→ **Given instruction**:
Collect every line that includes the string "this".

→ **Task material**:
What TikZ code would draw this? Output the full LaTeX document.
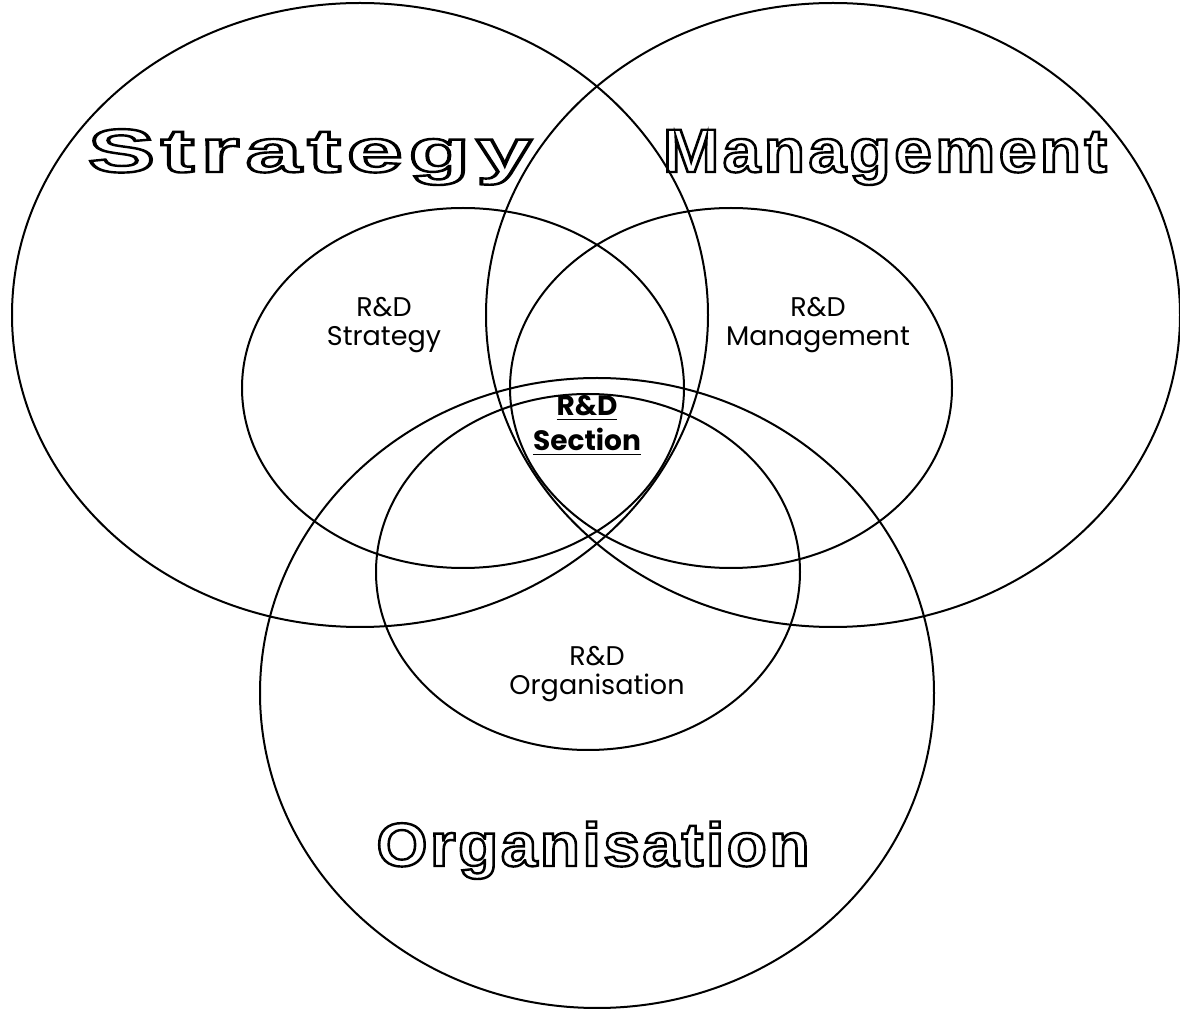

--

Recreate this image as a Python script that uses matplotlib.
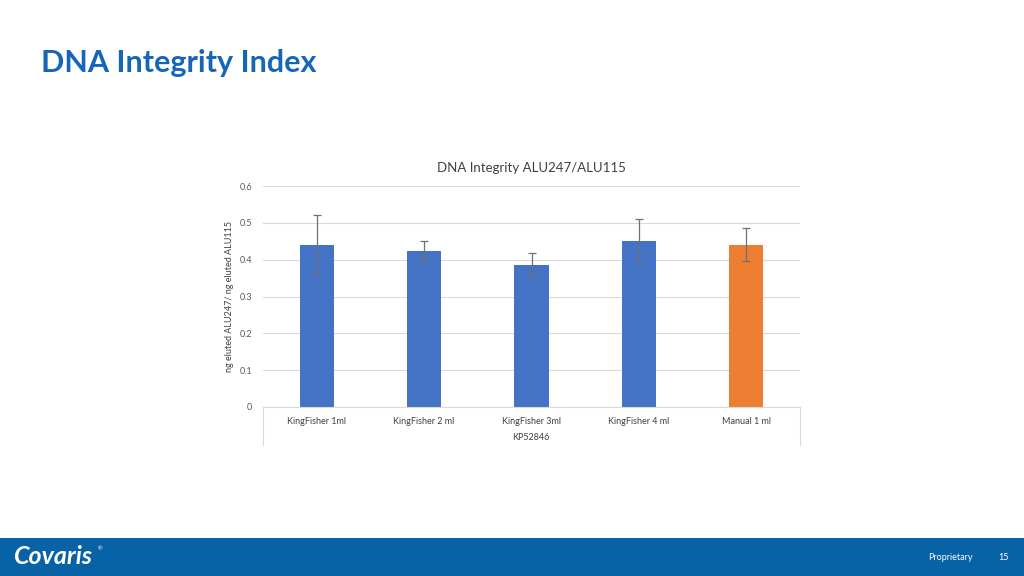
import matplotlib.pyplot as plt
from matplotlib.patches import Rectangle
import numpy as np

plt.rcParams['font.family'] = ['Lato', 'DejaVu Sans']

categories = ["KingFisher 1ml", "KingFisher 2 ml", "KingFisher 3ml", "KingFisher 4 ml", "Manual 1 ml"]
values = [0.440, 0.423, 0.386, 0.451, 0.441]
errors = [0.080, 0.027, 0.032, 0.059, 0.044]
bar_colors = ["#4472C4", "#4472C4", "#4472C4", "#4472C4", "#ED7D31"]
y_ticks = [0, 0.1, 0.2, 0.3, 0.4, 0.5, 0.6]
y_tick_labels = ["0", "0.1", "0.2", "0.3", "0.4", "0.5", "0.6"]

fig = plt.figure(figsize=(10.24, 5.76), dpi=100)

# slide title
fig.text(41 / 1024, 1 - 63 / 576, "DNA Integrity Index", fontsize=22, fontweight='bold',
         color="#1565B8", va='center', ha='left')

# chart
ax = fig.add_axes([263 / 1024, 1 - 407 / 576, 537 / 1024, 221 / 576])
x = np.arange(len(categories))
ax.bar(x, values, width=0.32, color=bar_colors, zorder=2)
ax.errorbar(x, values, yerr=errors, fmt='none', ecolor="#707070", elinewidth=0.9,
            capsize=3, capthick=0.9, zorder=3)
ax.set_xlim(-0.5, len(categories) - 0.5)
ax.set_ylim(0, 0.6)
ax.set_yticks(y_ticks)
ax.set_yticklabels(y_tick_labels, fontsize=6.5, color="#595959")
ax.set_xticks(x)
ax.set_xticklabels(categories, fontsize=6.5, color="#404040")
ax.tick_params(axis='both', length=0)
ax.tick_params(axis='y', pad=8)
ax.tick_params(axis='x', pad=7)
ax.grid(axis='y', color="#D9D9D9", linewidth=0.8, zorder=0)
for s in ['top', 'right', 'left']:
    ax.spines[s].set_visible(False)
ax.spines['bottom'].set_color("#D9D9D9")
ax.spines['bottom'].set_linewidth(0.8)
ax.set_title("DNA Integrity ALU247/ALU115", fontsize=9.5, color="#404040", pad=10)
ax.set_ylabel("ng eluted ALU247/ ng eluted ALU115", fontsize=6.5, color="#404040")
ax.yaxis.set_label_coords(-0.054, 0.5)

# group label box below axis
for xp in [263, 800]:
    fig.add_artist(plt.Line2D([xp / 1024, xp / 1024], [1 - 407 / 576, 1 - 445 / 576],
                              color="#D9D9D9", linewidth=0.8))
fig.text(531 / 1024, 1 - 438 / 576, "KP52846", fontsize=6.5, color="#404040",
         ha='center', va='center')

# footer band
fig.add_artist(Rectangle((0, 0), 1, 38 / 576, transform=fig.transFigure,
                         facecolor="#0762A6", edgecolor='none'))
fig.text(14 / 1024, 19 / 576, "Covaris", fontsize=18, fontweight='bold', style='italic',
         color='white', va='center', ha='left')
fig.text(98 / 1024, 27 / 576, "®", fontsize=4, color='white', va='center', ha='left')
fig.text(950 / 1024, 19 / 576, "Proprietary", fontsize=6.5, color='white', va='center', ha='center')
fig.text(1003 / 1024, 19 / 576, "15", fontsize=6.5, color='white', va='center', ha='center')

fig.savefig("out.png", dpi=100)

→ **Task solution**:
What TikZ code would draw this? Output the full LaTeX document.
Recreate this image as a Python script that uses matplotlib.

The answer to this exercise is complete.